Ebenso gab es in dem neuen Theater am Tiefen See nicht nur fächerwedelnde Luftikusse, sondern durchaus tiefschürfende Klassiker, wie Effi Briest oder Faust. Und auch politische Schwergewichte wie „Der Fall Janke“ oder „Staats-Sicherheiten“ fielen nicht der äußeren „Heiterkeit“ zum Opfer. Aber vielleicht probiert es Achim Freyer ja selbst einmal aus und wagt sich gerade an einen Gerhart Hauptmann, den er im Neuen Theater für unspielbar hält. „Die Ratten“ wären trefflich geeignet, geht es darin doch auch um verschiedene Vorstellungen von Theater und dessen Beziehung zum Leben.

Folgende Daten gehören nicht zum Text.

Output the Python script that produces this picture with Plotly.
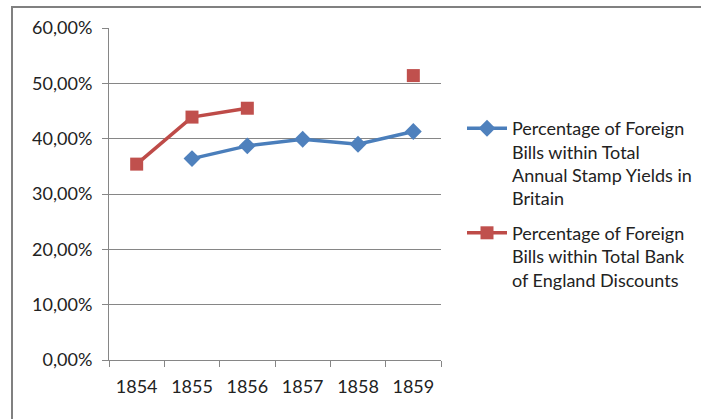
import plotly.graph_objects as go

years = ["1854", "1855", "1856", "1857", "1858", "1859"]
stamp_yields = [None, 0.364, 0.387, 0.399, 0.390, 0.413]
bank_discounts = [0.354, 0.439, 0.455, None, None, 0.514]
y_ticks = [0, 0.1, 0.2, 0.3, 0.4, 0.5, 0.6]

name1 = "Percentage of Foreign<br>Bills within Total<br>Annual Stamp Yields in<br>Britain"
name2 = "Percentage of Foreign<br>Bills within Total Bank<br>of England Discounts"

fig = go.Figure()
fig.add_trace(go.Scatter(
    x=years, y=stamp_yields, name=name1, mode="lines+markers",
    legendgroup="a",
    line=dict(color="#4A7EBB", width=3.5),
    marker=dict(symbol="diamond", size=13, color="#4F81BD", line=dict(width=0)),
    connectgaps=False,
))
fig.add_trace(go.Scatter(
    x=years, y=bank_discounts, name=name2, mode="lines+markers",
    legendgroup="b",
    line=dict(color="#BE4B48", width=3.5),
    marker=dict(symbol="square", size=13, color="#C0504D", line=dict(width=0)),
    connectgaps=False,
))

W, H = 701, 419
L, R, T, B = 109, 441, 28, 360
pw, ph = R - L, B - T

def px(x):
    return (x - L) / pw

def py(y):
    return (B - y) / ph

fig.update_layout(
    width=W, height=H, autosize=False,
    margin=dict(l=L, r=W - R, t=T, b=H - B, pad=0, autoexpand=False),
    paper_bgcolor="white", plot_bgcolor="white",
    separators=",.",
    font=dict(family="Lato, Open Sans, sans-serif", size=18, color="#222222"),
    showlegend=True,
    legend=dict(
        xref="container", yref="container",
        x=462 / W, y=1 - 110 / H, xanchor="left", yanchor="top",
        valign="top", tracegroupgap=8,
        font=dict(size=18, color="#222222"),
        itemwidth=40,
        bgcolor="rgba(0,0,0,0)",
    ),
    xaxis=dict(
        type="category", range=[-0.5, 5.5], automargin=False,
        tickson="boundaries", ticks="outside", ticklen=6, tickcolor="#868686",
        showline=True, linecolor="#868686", linewidth=1,
        showgrid=False, zeroline=False,
        tickfont=dict(size=18), ticklabelstandoff=10,
    ),
    yaxis=dict(
        range=[0, 0.6], tickvals=y_ticks, tickformat=".2%", automargin=False,
        ticks="outside", ticklen=6, tickcolor="#868686",
        showline=True, linecolor="#868686", linewidth=1,
        showgrid=True, gridcolor="#868686", gridwidth=1,
        zeroline=False,
        tickfont=dict(size=18), ticklabelstandoff=6,
    ),
    shapes=[
        dict(type="line", xref="paper", yref="paper",
             x0=px(12), x1=px(12), y0=py(6), y1=py(H + 5),
             line=dict(color="#808080", width=2)),
        dict(type="line", xref="paper", yref="paper",
             x0=px(12), x1=px(W + 5), y0=py(7), y1=py(7),
             line=dict(color="#808080", width=2)),
    ],
)

fig.write_html(
    "out.html",
    config={"displayModeBar": False},
    post_script="document.body.style.margin='0';document.body.style.overflow='hidden';",
)
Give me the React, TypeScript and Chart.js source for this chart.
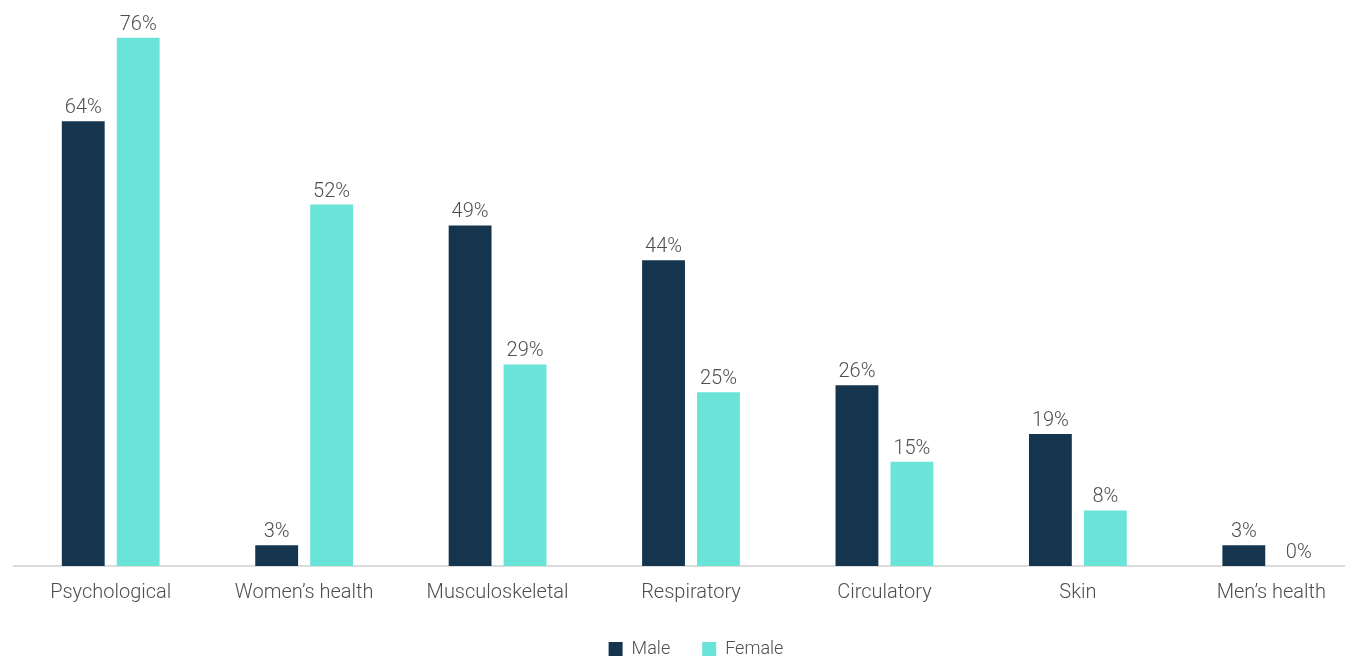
import React, { useEffect, useRef } from "react";
import { Chart, registerables } from "chart.js";

Chart.register(...registerables);

const categories = [
  "Psychological",
  "Women\u2019s health",
  "Musculoskeletal",
  "Respiratory",
  "Circulatory",
  "Skin",
  "Men\u2019s health",
];
const maleValues = [64, 3, 49, 44, 26, 19, 3];
const femaleValues = [76, 52, 29, 25, 15, 8, 0];

const MALE_COLOR = "#14354d";
const FEMALE_COLOR = "#6ae4d8";
const TEXT_COLOR = "#4e4e4e";
const FONT = "Roboto";

// Percentage labels drawn above every bar
const valueLabels = {
  id: "valueLabels",
  afterDatasetsDraw(chart: any) {
    const { ctx } = chart;
    ctx.save();
    ctx.font = `300 20px ${FONT}`;
    ctx.fillStyle = TEXT_COLOR;
    ctx.textAlign = "center";
    ctx.textBaseline = "alphabetic";
    chart.data.datasets.forEach((ds: any, i: number) => {
      const meta = chart.getDatasetMeta(i);
      meta.data.forEach((bar: any, j: number) => {
        ctx.fillText(`${ds.data[j]}%`, bar.x, bar.y - 8);
      });
    });
    ctx.restore();
  },
};

// Nudge the legend slightly to the right of the canvas centre
const legendShift = {
  id: "legendShift",
  afterLayout(chart: any) {
    if (chart.legend) {
      chart.legend.left += 5;
      chart.legend.right += 5;
    }
  },
};

export default function App() {
  const canvasRef = useRef<HTMLCanvasElement | null>(null);

  useEffect(() => {
    if (!canvasRef.current) return;
    const chart = new Chart(canvasRef.current, {
      type: "bar",
      data: {
        labels: categories,
        datasets: [
          {
            label: "Male",
            data: maleValues,
            backgroundColor: MALE_COLOR,
            categoryPercentage: 0.568,
            barPercentage: 0.78,
          },
          {
            label: "Female",
            data: femaleValues,
            backgroundColor: FEMALE_COLOR,
            categoryPercentage: 0.568,
            barPercentage: 0.78,
          },
        ],
      },
      options: {
        animation: false,
        responsive: true,
        maintainAspectRatio: false,
        layout: { padding: { left: 6, right: 0, top: 2, bottom: 0 } },
        plugins: {
          tooltip: { enabled: false },
          legend: {
            position: "bottom",
            maxHeight: 53,
            labels: {
              boxWidth: 14,
              boxHeight: 14,
              padding: 32,
              color: TEXT_COLOR,
              font: { family: FONT, size: 18, weight: "300" },
            },
          },
        },
        scales: {
          x: {
            grid: { display: false, drawTicks: false },
            border: { display: true, color: "#dcdcdc", width: 2 },
            ticks: {
              color: TEXT_COLOR,
              padding: 15,
              font: { family: FONT, size: 20, weight: "300" },
            },
            afterFit(scale: any) {
              scale.height -= 12;
            },
          },
          y: {
            display: false,
            min: 0,
            max: 80,
          },
        },
      },
      plugins: [valueLabels, legendShift],
    });
    return () => chart.destroy();
  }, []);

  return (
    <div style={{ width: "100%", height: 650, overflow: "hidden" }}>
      <div style={{ width: 1360, height: 653, position: "relative" }}>
        <canvas ref={canvasRef} />
      </div>
    </div>
  );
}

Früher sind die Schauspieler mit ihrem Thespiskarren losgezogen und machten jeden Ort zu dem ihrigen. Auch eine behauptete Bühne kann Bilder auslösen, wenn man sie in sich selbst findet. Was den einen abschreckt, kann den anderen zu wahren Fantasieburgen inspirieren. Insofern ist dem einen sein Entsetzen, dem anderen sein Labsal.